(Entries with chart source code)
═══

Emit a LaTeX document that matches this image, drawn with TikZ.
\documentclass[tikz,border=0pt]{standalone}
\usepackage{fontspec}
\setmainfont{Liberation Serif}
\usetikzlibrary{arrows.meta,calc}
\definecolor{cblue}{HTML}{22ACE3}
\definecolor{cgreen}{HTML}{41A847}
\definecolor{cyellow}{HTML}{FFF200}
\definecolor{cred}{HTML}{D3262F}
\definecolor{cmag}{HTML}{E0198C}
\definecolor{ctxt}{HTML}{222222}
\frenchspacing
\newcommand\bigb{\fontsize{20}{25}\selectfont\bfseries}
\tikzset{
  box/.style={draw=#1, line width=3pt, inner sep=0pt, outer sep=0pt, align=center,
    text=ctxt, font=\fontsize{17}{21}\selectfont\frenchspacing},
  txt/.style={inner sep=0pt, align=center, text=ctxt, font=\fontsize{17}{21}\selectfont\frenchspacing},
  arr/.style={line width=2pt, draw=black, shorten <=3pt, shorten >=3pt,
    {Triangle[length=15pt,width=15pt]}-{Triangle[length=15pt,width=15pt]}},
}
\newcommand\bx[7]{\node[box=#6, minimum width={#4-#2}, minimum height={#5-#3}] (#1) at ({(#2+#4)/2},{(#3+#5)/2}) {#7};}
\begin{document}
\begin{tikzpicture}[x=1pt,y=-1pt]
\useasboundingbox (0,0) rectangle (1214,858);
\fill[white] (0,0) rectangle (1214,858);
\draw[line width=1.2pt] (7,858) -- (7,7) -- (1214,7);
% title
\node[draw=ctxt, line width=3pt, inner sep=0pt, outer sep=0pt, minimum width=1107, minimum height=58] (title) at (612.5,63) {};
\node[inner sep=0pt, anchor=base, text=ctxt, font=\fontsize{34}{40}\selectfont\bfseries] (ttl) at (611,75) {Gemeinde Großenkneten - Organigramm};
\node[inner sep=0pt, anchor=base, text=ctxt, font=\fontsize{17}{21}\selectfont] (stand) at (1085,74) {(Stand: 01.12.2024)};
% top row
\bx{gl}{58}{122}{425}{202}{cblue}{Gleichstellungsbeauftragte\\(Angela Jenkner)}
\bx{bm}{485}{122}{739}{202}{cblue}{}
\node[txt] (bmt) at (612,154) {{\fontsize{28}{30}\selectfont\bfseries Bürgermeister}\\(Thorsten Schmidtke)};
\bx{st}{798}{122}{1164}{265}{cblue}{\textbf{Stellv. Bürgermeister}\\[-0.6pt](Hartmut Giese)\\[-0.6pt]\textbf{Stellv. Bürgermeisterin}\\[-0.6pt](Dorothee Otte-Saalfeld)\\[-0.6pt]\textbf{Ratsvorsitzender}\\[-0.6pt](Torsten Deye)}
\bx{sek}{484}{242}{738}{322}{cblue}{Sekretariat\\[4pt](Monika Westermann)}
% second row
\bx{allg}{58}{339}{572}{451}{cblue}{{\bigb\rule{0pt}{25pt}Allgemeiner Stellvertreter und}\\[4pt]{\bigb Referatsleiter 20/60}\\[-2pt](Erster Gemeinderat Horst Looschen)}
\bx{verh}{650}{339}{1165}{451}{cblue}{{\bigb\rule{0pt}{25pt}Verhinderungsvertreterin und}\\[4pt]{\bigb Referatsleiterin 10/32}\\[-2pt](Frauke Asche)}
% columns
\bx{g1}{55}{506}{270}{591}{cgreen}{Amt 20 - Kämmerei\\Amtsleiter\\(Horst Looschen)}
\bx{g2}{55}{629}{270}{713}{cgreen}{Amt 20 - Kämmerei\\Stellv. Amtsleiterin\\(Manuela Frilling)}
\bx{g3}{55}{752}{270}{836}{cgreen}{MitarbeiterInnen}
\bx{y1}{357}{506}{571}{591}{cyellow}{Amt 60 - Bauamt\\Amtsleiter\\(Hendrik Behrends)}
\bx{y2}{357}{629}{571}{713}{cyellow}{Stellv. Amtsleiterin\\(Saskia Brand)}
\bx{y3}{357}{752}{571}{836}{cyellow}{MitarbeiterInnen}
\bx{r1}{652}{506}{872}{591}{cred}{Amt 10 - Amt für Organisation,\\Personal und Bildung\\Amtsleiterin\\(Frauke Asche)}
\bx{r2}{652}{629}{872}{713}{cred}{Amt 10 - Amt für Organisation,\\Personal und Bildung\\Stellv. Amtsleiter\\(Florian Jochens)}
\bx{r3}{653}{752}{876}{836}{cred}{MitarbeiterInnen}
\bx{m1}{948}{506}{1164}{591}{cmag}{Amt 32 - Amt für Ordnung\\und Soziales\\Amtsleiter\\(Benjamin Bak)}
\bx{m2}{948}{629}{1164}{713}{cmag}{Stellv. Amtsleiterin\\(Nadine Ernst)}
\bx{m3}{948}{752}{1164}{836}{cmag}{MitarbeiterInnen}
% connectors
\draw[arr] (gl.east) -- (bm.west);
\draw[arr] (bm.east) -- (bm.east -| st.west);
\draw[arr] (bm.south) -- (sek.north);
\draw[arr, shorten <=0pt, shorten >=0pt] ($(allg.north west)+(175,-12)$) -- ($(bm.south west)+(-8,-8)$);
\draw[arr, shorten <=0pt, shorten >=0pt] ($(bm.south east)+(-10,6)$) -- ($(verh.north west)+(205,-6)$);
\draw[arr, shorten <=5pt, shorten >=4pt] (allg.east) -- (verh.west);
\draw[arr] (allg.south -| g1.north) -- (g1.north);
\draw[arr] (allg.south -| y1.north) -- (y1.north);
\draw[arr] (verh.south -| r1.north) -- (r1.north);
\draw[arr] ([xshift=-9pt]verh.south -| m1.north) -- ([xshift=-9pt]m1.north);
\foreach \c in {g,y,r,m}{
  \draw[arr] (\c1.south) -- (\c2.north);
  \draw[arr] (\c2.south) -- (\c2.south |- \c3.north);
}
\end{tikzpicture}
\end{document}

═══

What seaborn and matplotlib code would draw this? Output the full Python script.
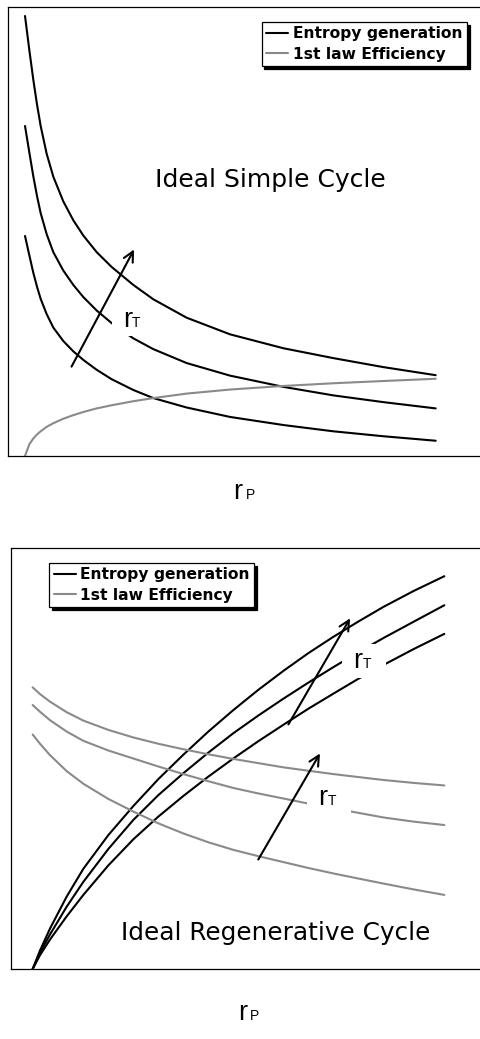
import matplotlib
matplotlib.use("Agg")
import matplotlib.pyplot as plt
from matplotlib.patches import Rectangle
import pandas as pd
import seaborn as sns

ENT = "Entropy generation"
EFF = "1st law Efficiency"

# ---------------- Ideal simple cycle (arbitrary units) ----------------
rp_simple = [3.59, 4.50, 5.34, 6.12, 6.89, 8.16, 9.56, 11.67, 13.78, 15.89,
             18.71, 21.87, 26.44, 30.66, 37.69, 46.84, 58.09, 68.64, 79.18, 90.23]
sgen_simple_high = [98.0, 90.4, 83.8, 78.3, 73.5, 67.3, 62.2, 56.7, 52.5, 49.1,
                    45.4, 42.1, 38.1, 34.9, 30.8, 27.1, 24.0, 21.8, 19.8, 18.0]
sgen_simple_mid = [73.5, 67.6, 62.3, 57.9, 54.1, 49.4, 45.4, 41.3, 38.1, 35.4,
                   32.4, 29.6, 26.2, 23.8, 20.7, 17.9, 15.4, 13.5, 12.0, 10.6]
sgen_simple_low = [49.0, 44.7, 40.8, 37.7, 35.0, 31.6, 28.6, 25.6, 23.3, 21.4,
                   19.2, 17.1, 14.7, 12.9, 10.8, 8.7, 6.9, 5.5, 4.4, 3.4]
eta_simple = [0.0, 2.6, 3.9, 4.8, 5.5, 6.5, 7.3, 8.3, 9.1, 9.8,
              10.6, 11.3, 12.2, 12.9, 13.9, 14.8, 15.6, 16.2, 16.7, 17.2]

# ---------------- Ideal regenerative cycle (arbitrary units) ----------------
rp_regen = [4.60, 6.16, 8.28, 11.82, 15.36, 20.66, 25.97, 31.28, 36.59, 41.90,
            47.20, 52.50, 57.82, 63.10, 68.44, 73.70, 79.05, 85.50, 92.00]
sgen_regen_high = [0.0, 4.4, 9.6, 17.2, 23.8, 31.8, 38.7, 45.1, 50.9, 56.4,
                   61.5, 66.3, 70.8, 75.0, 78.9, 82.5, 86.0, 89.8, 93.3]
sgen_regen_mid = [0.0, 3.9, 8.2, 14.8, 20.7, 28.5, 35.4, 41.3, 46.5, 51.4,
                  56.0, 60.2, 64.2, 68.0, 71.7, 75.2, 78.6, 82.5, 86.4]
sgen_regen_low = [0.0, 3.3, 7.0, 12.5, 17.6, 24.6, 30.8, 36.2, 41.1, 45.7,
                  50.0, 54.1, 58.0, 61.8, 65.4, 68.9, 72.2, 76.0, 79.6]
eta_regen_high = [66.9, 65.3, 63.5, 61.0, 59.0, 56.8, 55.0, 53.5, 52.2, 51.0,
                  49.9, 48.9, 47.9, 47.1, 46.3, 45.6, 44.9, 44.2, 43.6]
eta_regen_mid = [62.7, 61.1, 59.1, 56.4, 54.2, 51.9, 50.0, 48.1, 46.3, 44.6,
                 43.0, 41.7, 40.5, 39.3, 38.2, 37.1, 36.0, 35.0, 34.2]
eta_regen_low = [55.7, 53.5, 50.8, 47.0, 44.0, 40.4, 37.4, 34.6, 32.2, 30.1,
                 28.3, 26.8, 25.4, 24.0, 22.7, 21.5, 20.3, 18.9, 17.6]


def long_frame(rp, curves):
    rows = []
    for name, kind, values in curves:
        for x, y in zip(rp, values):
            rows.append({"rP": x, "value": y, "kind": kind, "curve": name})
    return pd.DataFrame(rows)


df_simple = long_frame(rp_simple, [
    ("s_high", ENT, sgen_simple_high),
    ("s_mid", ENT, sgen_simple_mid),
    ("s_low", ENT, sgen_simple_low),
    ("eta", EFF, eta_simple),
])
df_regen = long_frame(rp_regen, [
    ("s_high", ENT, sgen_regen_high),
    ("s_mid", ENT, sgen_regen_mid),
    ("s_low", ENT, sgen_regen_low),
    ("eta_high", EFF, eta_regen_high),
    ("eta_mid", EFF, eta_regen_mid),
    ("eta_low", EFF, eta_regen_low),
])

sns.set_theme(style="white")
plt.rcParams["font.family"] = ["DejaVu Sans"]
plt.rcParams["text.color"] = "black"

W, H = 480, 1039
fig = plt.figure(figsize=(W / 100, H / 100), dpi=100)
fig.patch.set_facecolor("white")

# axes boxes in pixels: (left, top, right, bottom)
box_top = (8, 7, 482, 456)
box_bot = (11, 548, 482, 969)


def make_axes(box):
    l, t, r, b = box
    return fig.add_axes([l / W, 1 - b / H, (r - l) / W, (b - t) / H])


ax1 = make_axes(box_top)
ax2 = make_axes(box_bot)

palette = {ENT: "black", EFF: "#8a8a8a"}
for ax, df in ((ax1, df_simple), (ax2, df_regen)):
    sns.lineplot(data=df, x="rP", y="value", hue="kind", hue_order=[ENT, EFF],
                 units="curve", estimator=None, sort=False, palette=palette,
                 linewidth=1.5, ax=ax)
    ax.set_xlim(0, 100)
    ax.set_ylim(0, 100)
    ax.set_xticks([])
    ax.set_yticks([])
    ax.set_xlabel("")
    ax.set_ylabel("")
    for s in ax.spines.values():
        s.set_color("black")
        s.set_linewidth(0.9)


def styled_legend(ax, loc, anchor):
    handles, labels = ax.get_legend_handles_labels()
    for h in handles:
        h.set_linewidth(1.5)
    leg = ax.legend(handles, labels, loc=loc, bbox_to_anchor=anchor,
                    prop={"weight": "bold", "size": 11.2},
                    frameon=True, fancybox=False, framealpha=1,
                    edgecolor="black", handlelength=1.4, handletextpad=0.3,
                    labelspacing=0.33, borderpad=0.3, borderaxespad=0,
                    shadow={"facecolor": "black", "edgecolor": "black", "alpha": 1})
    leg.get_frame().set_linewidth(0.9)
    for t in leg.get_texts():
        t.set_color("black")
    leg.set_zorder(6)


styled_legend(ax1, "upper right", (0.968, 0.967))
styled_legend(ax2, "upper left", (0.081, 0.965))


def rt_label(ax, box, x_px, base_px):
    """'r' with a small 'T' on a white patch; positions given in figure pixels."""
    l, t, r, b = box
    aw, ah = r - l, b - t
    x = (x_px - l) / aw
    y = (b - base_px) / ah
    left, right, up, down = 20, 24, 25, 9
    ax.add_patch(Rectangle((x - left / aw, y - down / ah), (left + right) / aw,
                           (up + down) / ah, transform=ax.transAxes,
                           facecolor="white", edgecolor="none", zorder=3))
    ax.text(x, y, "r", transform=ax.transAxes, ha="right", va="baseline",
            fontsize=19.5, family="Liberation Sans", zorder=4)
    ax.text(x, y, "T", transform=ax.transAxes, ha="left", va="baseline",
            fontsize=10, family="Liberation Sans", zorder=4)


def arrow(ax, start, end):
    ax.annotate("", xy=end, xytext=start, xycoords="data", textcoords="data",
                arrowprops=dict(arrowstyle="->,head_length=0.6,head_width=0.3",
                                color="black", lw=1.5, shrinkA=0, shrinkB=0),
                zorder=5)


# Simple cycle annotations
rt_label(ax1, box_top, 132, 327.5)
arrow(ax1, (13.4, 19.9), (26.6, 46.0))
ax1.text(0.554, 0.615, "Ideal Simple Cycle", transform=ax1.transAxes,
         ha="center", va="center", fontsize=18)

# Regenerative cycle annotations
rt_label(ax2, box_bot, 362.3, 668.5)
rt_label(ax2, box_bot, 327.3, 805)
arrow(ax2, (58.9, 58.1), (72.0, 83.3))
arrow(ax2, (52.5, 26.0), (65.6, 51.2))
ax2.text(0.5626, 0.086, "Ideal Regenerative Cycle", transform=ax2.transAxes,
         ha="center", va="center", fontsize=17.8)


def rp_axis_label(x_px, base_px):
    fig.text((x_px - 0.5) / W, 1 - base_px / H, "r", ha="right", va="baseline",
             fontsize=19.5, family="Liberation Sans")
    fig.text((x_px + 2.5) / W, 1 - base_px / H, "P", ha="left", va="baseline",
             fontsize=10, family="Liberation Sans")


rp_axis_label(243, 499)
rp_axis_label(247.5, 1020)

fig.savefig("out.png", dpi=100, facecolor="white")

═══

EXERCISE PROMPT – Set down exactly the lines above, from the line containing "What seaborn and" through the line containing "10.6, 11.3, 12.2, 12.9, 13.9, 14.8, 15.6, 16.2, 16.7, 17.2]". Skip the pictures.

ANSWER BELOW –
What seaborn and matplotlib code would draw this? Output the full Python script.
import matplotlib
matplotlib.use("Agg")
import matplotlib.pyplot as plt
from matplotlib.patches import Rectangle
import pandas as pd
import seaborn as sns

ENT = "Entropy generation"
EFF = "1st law Efficiency"

# ---------------- Ideal simple cycle (arbitrary units) ----------------
rp_simple = [3.59, 4.50, 5.34, 6.12, 6.89, 8.16, 9.56, 11.67, 13.78, 15.89,
             18.71, 21.87, 26.44, 30.66, 37.69, 46.84, 58.09, 68.64, 79.18, 90.23]
sgen_simple_high = [98.0, 90.4, 83.8, 78.3, 73.5, 67.3, 62.2, 56.7, 52.5, 49.1,
                    45.4, 42.1, 38.1, 34.9, 30.8, 27.1, 24.0, 21.8, 19.8, 18.0]
sgen_simple_mid = [73.5, 67.6, 62.3, 57.9, 54.1, 49.4, 45.4, 41.3, 38.1, 35.4,
                   32.4, 29.6, 26.2, 23.8, 20.7, 17.9, 15.4, 13.5, 12.0, 10.6]
sgen_simple_low = [49.0, 44.7, 40.8, 37.7, 35.0, 31.6, 28.6, 25.6, 23.3, 21.4,
                   19.2, 17.1, 14.7, 12.9, 10.8, 8.7, 6.9, 5.5, 4.4, 3.4]
eta_simple = [0.0, 2.6, 3.9, 4.8, 5.5, 6.5, 7.3, 8.3, 9.1, 9.8,
              10.6, 11.3, 12.2, 12.9, 13.9, 14.8, 15.6, 16.2, 16.7, 17.2]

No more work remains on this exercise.